> **Goal**: Extract the first line of the entries below and every line after it up to the one containing "STEP_DAYS = 2", both kept. Pictures are excluded.

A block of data

-- Begin --

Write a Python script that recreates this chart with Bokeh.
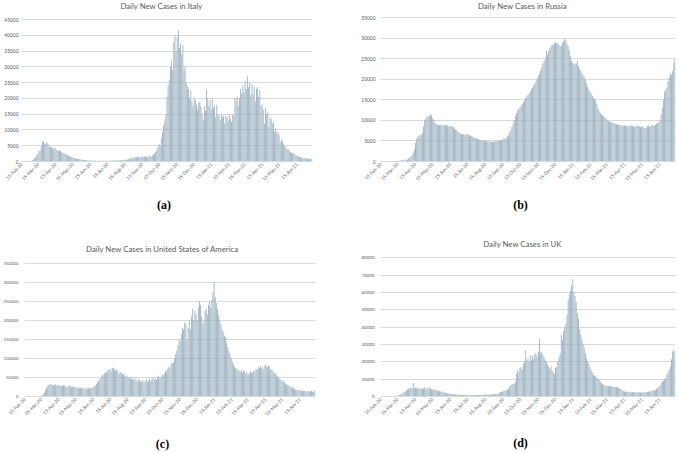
import math
import pandas as pd
from bokeh.plotting import figure
from bokeh.layouts import row, column
from bokeh.models import (Range1d, FixedTicker, BasicTickFormatter, Label,
                          ColumnDataSource, DatetimeTickFormatter)
from bokeh.embed import file_html
from bokeh.resources import INLINE

# ---------------- data ----------------
START_DATE = "2020-02-15"
END_DATE = "2021-07-13"
STEP_DAYS = 2          # one bar = two days

TICK_LABELS = ["15-Feb-20", "15-Mar-20", "15-Apr-20", "15-May-20", "15-Jun-20",
               "15-Jul-20", "15-Aug-20", "15-Sep-20", "15-Oct-20", "15-Nov-20",
               "15-Dec-20", "15-Jan-21", "15-Feb-21", "15-Mar-21", "15-Apr-21",
               "15-May-21", "15-Jun-21"]

TITLES = ["Daily New Cases in Italy", "Daily New Cases in Russia",
          "Daily New Cases in United States of America", "Daily New Cases in UK"]
PANEL_LABELS = ["(a)", "(b)", "(c)", "(d)"]

# Italy, hundreds of cases
ITALY = [0, 0, 0, 0, 0,
         0, 1, 1, 2, 4,
         6, 9, 15, 20, 26,
         33, 35, 48, 62, 65,
         55, 58, 60, 55, 48,
         47, 46, 40, 42, 44,
         38, 36, 34, 33, 35,
         30, 27, 28, 24, 23,
         20, 19, 16, 15, 14,
         12, 11, 10, 9, 8,
         8, 7, 6, 6, 5,
         5, 4, 4, 3, 3,
         3, 3, 3, 2, 3,
         2, 2, 2, 2, 2,
         2, 2, 2, 2, 2,
         2, 2, 2, 3, 2,
         3, 3, 3, 3, 3,
         3, 4, 4, 5, 4,
         5, 6, 5, 6, 7,
         8, 10, 12, 13, 11,
         14, 13, 15, 16, 12,
         15, 16, 14, 15, 17,
         16, 13, 18, 19, 15,
         20, 22, 25, 30, 38,
         45, 55, 50, 75, 95,
         115, 130, 150, 205, 240,
         260, 300, 320, 290, 380,
         400, 350, 395, 415, 360,
         375, 340, 370, 290, 300,
         250, 240, 230, 200, 225,
         190, 175, 200, 195, 180,
         165, 185, 190, 175, 150,
         130, 175, 160, 230, 200,
         175, 195, 165, 200, 170,
         175, 140, 180, 150, 145,
         130, 150, 140, 145, 120,
         145, 140, 130, 150, 135,
         125, 150, 145, 200, 190,
         205, 175, 200, 230, 215,
         240, 220, 255, 230, 270,
         235, 250, 210, 245, 215,
         240, 190, 230, 235, 205,
         225, 175, 180, 165, 120,
         170, 150, 155, 110, 140,
         135, 120, 125, 95, 105,
         90, 95, 85, 60, 70,
         65, 55, 50, 45, 40,
         40, 35, 30, 28, 25,
         27, 22, 20, 18, 16,
         15, 13, 13, 11, 12,
         11, 10, 9, 9, 10,
         8, 9]

# Russia, hundreds of cases
RUSSIA = [0, 0, 0, 0, 0,
          0, 0, 0, 0, 0,
          0, 0, 0, 0, 1,
          1, 2, 2, 3, 5,
          2, 3, 4, 5, 7,
          9, 12, 16, 22, 30,
          45, 55, 60, 62, 65,
          64, 70, 85, 100, 105,
          108, 112, 110, 115, 112,
          105, 100, 95, 92, 90,
          88, 89, 90, 88, 87,
          89, 90, 88, 87, 85,
          86, 87, 85, 84, 80,
          78, 76, 72, 70, 68,
          67, 66, 66, 65, 66,
          66, 65, 64, 63, 61,
          60, 58, 57, 56, 55,
          54, 53, 52, 52, 51,
          51, 50, 50, 49, 49,
          49, 48, 48, 48, 49,
          49, 50, 50, 51, 52,
          52, 53, 55, 56, 58,
          61, 64, 70, 76, 84,
          92, 100, 110, 118, 125,
          128, 132, 136, 140, 145,
          150, 155, 158, 162, 166,
          170, 176, 180, 186, 190,
          196, 202, 208, 214, 222,
          230, 238, 244, 250, 270,
          260, 268, 275, 280, 285,
          284, 288, 290, 286, 289,
          284, 280, 282, 288, 292,
          298, 294, 286, 280, 270,
          255, 245, 240, 238, 235,
          238, 245, 232, 225, 220,
          215, 210, 205, 198, 190,
          182, 176, 170, 165, 160,
          155, 152, 148, 140, 130,
          122, 118, 114, 112, 110,
          108, 104, 100, 98, 97,
          96, 95, 94, 93, 92,
          91, 90, 90, 89, 88,
          88, 87, 88, 86, 87,
          85, 86, 87, 88, 86,
          85, 84, 86, 88, 87,
          85, 83, 84, 86, 82,
          80, 82, 86, 88, 84,
          86, 90, 88, 87, 90,
          92, 95, 94, 100, 115,
          130, 150, 170, 175, 180,
          195, 205, 215, 210, 220,
          240, 250]

# United States of America, thousands of cases
USA = [0, 0, 0, 0, 0,
       0, 0, 0, 0, 0,
       0, 0, 0, 0,
       1, 2, 5, 10, 17, 22,
       27, 31, 33, 32, 30,
       31, 29, 32, 28, 30,
       31, 29, 27, 28, 30,
       29, 26, 25, 27, 30,
       26, 24, 25, 27, 23,
       25, 22, 24, 21, 22,
       24, 20, 22, 21, 19,
       22, 21, 23, 20, 23,
       24, 26, 28, 33, 38,
       42, 45, 50, 55, 57,
       60, 63, 62, 68, 70,
       72, 66, 74, 76, 70,
       68, 72, 66, 60, 64,
       62, 58, 60, 56, 52,
       55, 50, 48, 52, 45,
       47, 43, 48, 40, 44,
       42, 46, 38, 40, 43,
       36, 40, 45, 38, 42,
       47, 40, 45, 50, 44,
       48, 43, 50, 55, 47,
       52, 58, 55, 60, 67,
       65, 72, 78, 75, 85,
       90, 88, 100, 112, 120,
       135, 150, 145, 165, 180,
       175, 195, 190, 150, 180,
       200, 175, 210, 230, 200,
       225, 215, 200, 235, 250,
       240, 210, 190, 200, 225,
       230, 215, 240, 250, 235,
       255, 275, 300, 260, 245,
       230, 215, 200, 190, 175,
       170, 160, 155, 140, 130,
       120, 112, 100, 92, 85,
       78, 75, 70, 72, 68,
       65, 70, 62, 68, 66,
       60, 64, 58, 62, 66,
       60, 64, 68, 65, 72,
       70, 78, 74, 80, 76,
       70, 78, 84, 80, 76,
       82, 78, 70, 72, 66,
       62, 60, 56, 50, 52,
       46, 44, 40, 42, 36,
       35, 30, 32, 28, 26,
       24, 25, 22, 20, 18,
       18, 17, 16, 18, 15,
       14, 16, 15, 13, 14,
       15, 13, 14, 16, 12,
       14, 16]

# UK, hundreds of cases
UK = [0, 0, 0, 0, 0,
      0, 0, 0, 0, 1,
      1, 1, 2, 3, 5,
      7, 9, 12, 15, 20,
      26, 30, 35, 40, 45,
      48, 50, 46, 78, 48,
      50, 47, 52, 45, 48,
      46, 42, 48, 55, 44,
      47, 52, 45, 50, 42,
      40, 44, 36, 38, 34,
      32, 30, 28, 30, 26,
      24, 22, 20, 18, 17,
      16, 15, 14, 13, 12,
      12, 11, 11, 10, 10,
      9, 9, 8, 8, 8,
      7, 7, 7, 7, 8,
      7, 8, 8, 8, 9,
      8, 9, 9, 10, 9,
      10, 10, 11, 11, 12,
      12, 13, 12, 13, 14,
      15, 16, 18, 22, 26,
      28, 30, 32, 35, 38,
      40, 45, 58, 65, 70,
      72, 75, 85, 130, 150,
      140, 165, 170, 155, 190,
      200, 265, 210, 220, 200,
      240, 210, 235, 220, 250,
      245, 230, 260, 330, 250,
      260, 240, 225, 210, 200,
      185, 170, 160, 175, 150,
      140, 130, 165, 170, 200,
      230, 250, 355, 330, 380,
      400, 420, 470, 560, 590,
      610, 640, 677, 600, 580,
      545, 480, 450, 390, 360,
      330, 300, 280, 250, 220,
      205, 190, 170, 155, 138,
      125, 120, 115, 110, 100,
      95, 85, 80, 72, 68,
      65, 62, 60, 62, 58,
      60, 56, 58, 55, 54,
      55, 52, 50, 46, 42,
      38, 32, 30, 28, 27,
      28, 26, 27, 25, 26,
      25, 24, 25, 23, 24,
      25, 24, 22, 23, 25,
      24, 26, 27, 28, 30,
      31, 33, 35, 34, 38,
      45, 48, 55, 65, 78,
      85, 92, 100, 108, 125,
      140, 156, 175, 215, 260,
      270, 250]

ITALY_YTICKS = [0, 5000, 10000, 15000, 20000, 25000, 30000, 35000, 40000, 45000]
RUSSIA_YTICKS = [0, 5000, 10000, 15000, 20000, 25000, 30000, 35000]
USA_YTICKS = [0, 50000, 100000, 150000, 200000, 250000, 300000, 350000]
UK_YTICKS = [0, 10000, 20000, 30000, 40000, 50000, 60000, 70000, 80000]

# ---------------- style ----------------
BAR = "#9fb4c2"
GRID = "#d9d9d9"
TXT = "#595959"
FONT = "Lato"
SERIF = "Liberation Serif"
DAY_MS = 86400000
NBSP = "\u00a0"


def panel(title, values, unit, yticks, label, geom, fonts, pos):
    # geom: canvas width/height, left/right/bottom borders, gap above top gridline
    W, H, left, right, bottom, top_gap = geom
    ysize, xsize, ystand = fonts
    tx, ty, lab_stand, lab_pad, lab_lh = pos
    frame_h = H - bottom
    y_end = yticks[-1] * frame_h / (frame_h - top_gap)   # room for the title

    x = pd.date_range(START_DATE, periods=len(values), freq=f"{STEP_DAYS}D") \
        + pd.Timedelta(days=STEP_DAYS / 2)
    src = ColumnDataSource(dict(x=x, top=[v * unit for v in values]))
    p = figure(width=W, height=H, x_axis_type="datetime",
               x_range=Range1d(pd.Timestamp(START_DATE), pd.Timestamp(END_DATE)),
               y_range=Range1d(0, y_end),
               output_backend="svg", toolbar_location=None,
               min_border_left=left, min_border_right=right,
               min_border_top=0, min_border_bottom=bottom)
    p.vbar(x="x", top="top", width=STEP_DAYS * DAY_MS * 0.8, source=src,
           fill_color=BAR, line_color=None)

    tick_dates = pd.to_datetime(TICK_LABELS, format="%d-%b-%y")
    tick_ms = [t.value / 1e6 for t in tick_dates]
    p.xaxis.ticker = FixedTicker(ticks=tick_ms)
    p.xaxis.formatter = DatetimeTickFormatter(days="%d-%b-%y", months="%d-%b-%y",
                                              years="%d-%b-%y")
    p.xaxis.major_label_overrides = {ms: lab for ms, lab in zip(tick_ms, TICK_LABELS)}
    p.xaxis.major_label_orientation = math.pi / 4
    p.xaxis.axis_line_color = GRID
    p.xaxis.major_tick_line_color = None
    p.xaxis.minor_tick_line_color = None
    p.xaxis.major_tick_out = 0
    p.xaxis.major_tick_in = 0
    p.xaxis.major_label_standoff = 2
    p.xaxis.major_label_text_font = FONT
    p.xaxis.major_label_text_font_size = xsize
    p.xaxis.major_label_text_color = TXT
    # panel letter below the chart (trailing no-break spaces nudge it left)
    p.xaxis.axis_label = label + NBSP * lab_pad
    p.xaxis.axis_label_standoff = lab_stand
    p.xaxis.axis_label_text_font = SERIF
    p.xaxis.axis_label_text_font_style = "bold"
    p.xaxis.axis_label_text_font_size = "12px"
    p.xaxis.axis_label_text_line_height = lab_lh
    p.xaxis.axis_label_text_color = "black"

    p.yaxis.ticker = FixedTicker(ticks=yticks)
    p.yaxis.formatter = BasicTickFormatter(use_scientific=False)
    p.yaxis.axis_line_color = None
    p.yaxis.major_tick_line_color = None
    p.yaxis.minor_tick_line_color = None
    p.yaxis.major_tick_out = 0
    p.yaxis.major_tick_in = 0
    p.yaxis.major_label_standoff = ystand
    p.yaxis.major_label_text_font = FONT
    p.yaxis.major_label_text_font_size = ysize
    p.yaxis.major_label_text_color = TXT

    p.xgrid.grid_line_color = None
    p.ygrid.ticker = FixedTicker(ticks=yticks)
    p.ygrid.grid_line_color = GRID
    p.ygrid.grid_line_width = 1

    p.outline_line_color = None
    p.background_fill_color = "white"
    p.border_fill_color = "white"

    p.add_layout(Label(x=tx, y=ty, x_units="screen", y_units="screen", text=title,
                       text_align="center", text_baseline="middle",
                       text_font=FONT, text_font_size="7.8px", text_color=TXT))
    return p


pa = panel(TITLES[0], ITALY, 100, ITALY_YTICKS, PANEL_LABELS[0],
           (340, 225, 21, 28, 64, 19), ("4.9px", "4.6px", 3), (140, 156, 11, 2, 1.2))
pb = panel(TITLES[1], RUSSIA, 100, RUSSIA_YTICKS, PANEL_LABELS[1],
           (339, 225, 40, 4, 64, 17), ("4.9px", "4.6px", 5), (142, 156, 11, 5, 1.2))
pc = panel(TITLES[2], USA, 1000, USA_YTICKS, PANEL_LABELS[2],
           (340, 228, 24, 25, 55, 38), ("4.3px", "4.6px", 6), (138, 148, 15, 5, 1.0))
pd_ = panel(TITLES[3], UK, 100, UK_YTICKS, PANEL_LABELS[3],
            (339, 228, 40, 4, 54, 33), ("4.5px", "4.6px", 6), (142, 153, 14, 5, 1.0))

layout = column(row(pa, pb, spacing=0), row(pc, pd_, spacing=0), spacing=0)

open("out.html", "w").write(file_html(layout, INLINE))
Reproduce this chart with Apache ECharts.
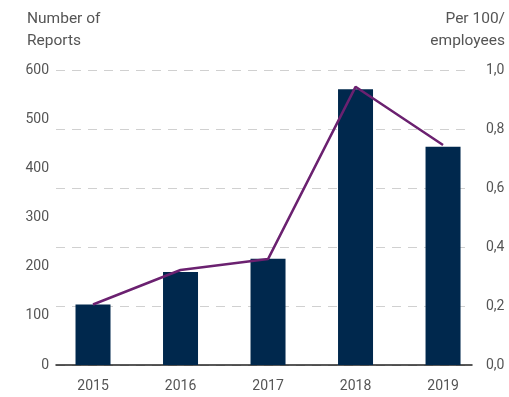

-- End --

> **The solution**:
Write a Python script that recreates this chart with Bokeh.
import math
import pandas as pd
from bokeh.plotting import figure
from bokeh.layouts import row, column
from bokeh.models import (Range1d, FixedTicker, BasicTickFormatter, Label,
                          ColumnDataSource, DatetimeTickFormatter)
from bokeh.embed import file_html
from bokeh.resources import INLINE

# ---------------- data ----------------
START_DATE = "2020-02-15"
END_DATE = "2021-07-13"
STEP_DAYS = 2          # one bar = two days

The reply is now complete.